Jozef droeg de patriarchale titel Jozef I en heeft in totaal drie patriarchen en een patriarchale administrator als opvolgers gehad voor het tijdelijke patriarchaat van Amid (Diyarbakir).

Het patriarchaat van Amid heeft in totaal 146 jaren bestaan naast dat van Mosul en Kochanes. In 1827 werd het patriarchaat van Amid echter opgeschort door Rome, daar al hun hoop gevestigd werd op een ultieme poging om het Mosul patriarchaat te verenigen met de Rooms-Katholieke Kerk.

 

Vereniging met de Rooms-Katholieke Kerk

 

Waar de gepoogde vereniging met de Rooms-Katholieke kerk in 1552 mislukte, zag het er naar uit dat een uiteindelijke vereniging in het begin van de 19e eeuw gerealiseerd ging worden.
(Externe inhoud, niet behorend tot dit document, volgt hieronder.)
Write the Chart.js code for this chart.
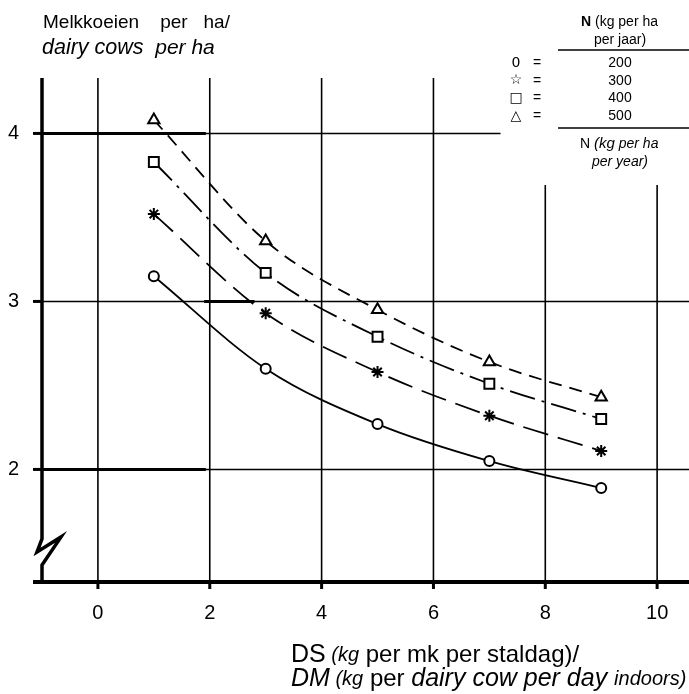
<!DOCTYPE html>
<html>
<head>
<meta charset="utf-8">
<script src="https://cdn.jsdelivr.net/npm/chart.js@4.4.0/dist/chart.umd.min.js"></script>
<style>
html, body { margin: 0; padding: 0; background: #fff; overflow: hidden; }
canvas { display: block; }
</style>
</head>
<body>
<canvas id="chart" width="689" height="694"></canvas>
<script>
const FONT = "'Liberation Sans', Arial, sans-serif";

// DS (kg per dairy cow per day indoors)
const xValues = [1, 3, 5, 7, 9];

// dairy cows per ha, one list per N level (kg per ha per year)
const n200 = [3.15, 2.60, 2.27, 2.05, 1.89];
const n300 = [3.52, 2.93, 2.58, 2.32, 2.11];
const n400 = [3.83, 3.17, 2.79, 2.51, 2.30];
const n500 = [4.08, 3.36, 2.95, 2.64, 2.43];

const xTicks = [0, 2, 4, 6, 8, 10];
const yTicks = [2, 3, 4];

const legendSymbols = ["0", "☆", "□", "△"];
const legendLevels = ["200", "300", "400", "500"];

function series(label, values, style, radius, dash) {
    return {
        label: label,
        data: xValues.map((v, i) => ({ x: v, y: values[i] })),
        borderColor: "#000",
        borderWidth: 1.8,
        borderDash: dash,
        cubicInterpolationMode: "monotone",
        pointStyle: style,
        pointRadius: radius,
        pointBorderWidth: 2,
        pointBorderColor: "#000",
        pointBackgroundColor: "#fff",
        fill: false
    };
}

function stroke(ctx, pts, width) {
    ctx.lineWidth = width;
    ctx.beginPath();
    ctx.moveTo(pts[0][0], pts[0][1]);
    for (let i = 1; i < pts.length; i++) ctx.lineTo(pts[i][0], pts[i][1]);
    ctx.stroke();
}

// draws a row of text pieces with their own fonts, starting at x
function pieces(ctx, parts, x, y) {
    ctx.textBaseline = "middle";
    ctx.textAlign = "left";
    parts.forEach(p => {
        ctx.font = p[1] + " " + FONT;
        ctx.fillText(p[0], x, y);
        x += ctx.measureText(p[0]).width;
    });
}

const paperPlugin = {
    id: "paper",
    beforeDatasetsDraw(chart) {
        const { ctx, chartArea: a, scales: { x, y } } = chart;
        ctx.save();
        ctx.strokeStyle = "#000";

        // vertical grid lines, the two right ones stop under the key
        xTicks.forEach(v => {
            const px = x.getPixelForValue(v);
            const top = v >= 8 ? 185 : a.top;
            stroke(ctx, [[px, top], [px, a.bottom]], 1.6);
            stroke(ctx, [[px, a.bottom], [px, a.bottom + 7]], 3);
        });

        // horizontal grid lines
        yTicks.forEach(v => {
            const py = y.getPixelForValue(v);
            const end = v === 4 ? x.getPixelForValue(7.2) : a.right;
            stroke(ctx, [[a.left, py], [end, py]], 1.6);
            stroke(ctx, [[a.left - 9, py], [a.left, py]], 3);
        });
        stroke(ctx, [[a.left, y.getPixelForValue(4)], [x.getPixelForValue(1.93), y.getPixelForValue(4)]], 3);
        stroke(ctx, [[a.left, y.getPixelForValue(2)], [x.getPixelForValue(1.93), y.getPixelForValue(2)]], 3);
        stroke(ctx, [[x.getPixelForValue(1.9), y.getPixelForValue(3)], [x.getPixelForValue(2.8), y.getPixelForValue(3)]], 3);

        // y axis with the break mark
        const ax = a.left;
        stroke(ctx, [[ax, a.top], [ax, a.bottom - 43], [ax - 5, a.bottom - 30],
            [ax + 19, a.bottom - 45], [ax, a.bottom - 17], [ax, a.bottom]], 3.5);

        // x axis
        stroke(ctx, [[ax - 9, a.bottom], [a.right, a.bottom]], 4);
        ctx.restore();
    },
    afterDraw(chart) {
        const ctx = chart.ctx;
        ctx.save();
        ctx.fillStyle = "#000";
        ctx.strokeStyle = "#000";

        // y title
        pieces(ctx, [["Melkkoeien    per   ha/", "19px"]], 43, 23);
        pieces(ctx, [["dairy cows", "italic 21.5px"], ["  per ha", "italic 21px"]], 42, 48);

        // x title
        pieces(ctx, [["DS", "25px"], [" (kg", "italic 20px"], [" per mk per staldag)/", "24px"]], 291, 655);
        pieces(ctx, [["DM", "italic 25px"], [" (kg", "italic 20px"], [" per ", "24px"],
            ["dairy cow per day ", "italic 25px"], ["indoors)", "italic 20px"]], 291, 679);

        // key in the top right corner
        pieces(ctx, [["N", "bold 14px"], [" (kg per ha", "14px"]], 581, 22);
        ctx.textAlign = "center";
        ctx.font = "14px " + FONT;
        ctx.fillText("per jaar)", 620, 40);
        stroke(ctx, [[558, 50], [689, 50]], 1.3);
        legendSymbols.forEach((s, i) => {
            const ry = 63 + i * 17.7;
            ctx.font = "14px 'DejaVu Sans', " + FONT;
            ctx.fillText(s, 516, ry);
            ctx.font = "14px " + FONT;
            ctx.fillText("=", 537, ry);
            ctx.fillText(legendLevels[i], 620, ry);
        });
        stroke(ctx, [[558, 128], [689, 128]], 1.3);
        pieces(ctx, [["N ", "14px"], ["(kg", "italic 15px"], [" per ha", "italic 14px"]], 580, 144);
        ctx.textAlign = "center";
        ctx.font = "italic 14px " + FONT;
        ctx.fillText("per year)", 620, 162);
        ctx.restore();
    }
};

const ctx = document.getElementById("chart");

new Chart(ctx, {
    type: "line",
    data: {
        datasets: [
            series("200", n200, "circle", 5, []),
            series("300", n300, "star", 6, [26, 10]),
            series("400", n400, "rect", 7, [26, 7, 3, 7]),
            series("500", n500, "triangle", 6.5, [13, 8])
        ]
    },
    options: {
        responsive: false,
        animation: false,
        layout: { autoPadding: false, padding: { top: 78, right: 0, bottom: 0, left: 0 } },
        plugins: {
            legend: { display: false },
            title: { display: false },
            tooltip: { enabled: false }
        },
        scales: {
            x: {
                type: "linear",
                min: -1,
                max: 10.57,
                afterFit: s => { s.height = 112; },
                afterBuildTicks: s => { s.ticks = xTicks.map(v => ({ value: v })); },
                grid: { display: false, drawTicks: false },
                border: { display: false },
                ticks: {
                    padding: 19,
                    color: "#000",
                    font: { family: FONT, size: 20 }
                }
            },
            y: {
                type: "linear",
                min: 1.33,
                max: 4.33,
                afterFit: s => { s.width = 42; },
                afterBuildTicks: s => { s.ticks = yTicks.map(v => ({ value: v })); },
                grid: { display: false, drawTicks: false },
                border: { display: false },
                ticks: {
                    padding: 23,
                    color: "#000",
                    font: { family: FONT, size: 20 }
                }
            }
        }
    },
    plugins: [paperPlugin]
});
</script>
</body>
</html>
Eliya XII Denha (1722-1778), patriarch van Mosul, werd na zijn dood opgevolgd door zijn neef Eliya XIII Isho’yahb.

Eliya XIII Isho’yahb bekeerde zich samen met zijn neef Yohannan III Hormizd tot het katholicisme, maar na zijn aanstelling als patriarch verliet hij opnieuw de Rooms-Katholieke doctrine.

Als reactie hierop werd Yohannan III Hormizd door Rome aangeduid als patriarchale administrator van Mosul in 1780.

Yohannan III Hormizd was gedurende een turbulente halve eeuw patriarchale administrator van Mosul. In 1830 werd hij uiteindelijk aangesteld als patriarch van de Chaldeeërs en werd hiermee de eerste patriarch van de Chaldeeuws-Katholieke Kerk van het Oosten.

Een katholieke Kerk van het Oosten was pas in 1830 een feit.

 

[1] Wilmshurst, D., The Martyred Church, A History of the Church of the East, East & West Publishing Ltd, Londen, 2011, 522 pagina’s, (zie hoofdstuk 8).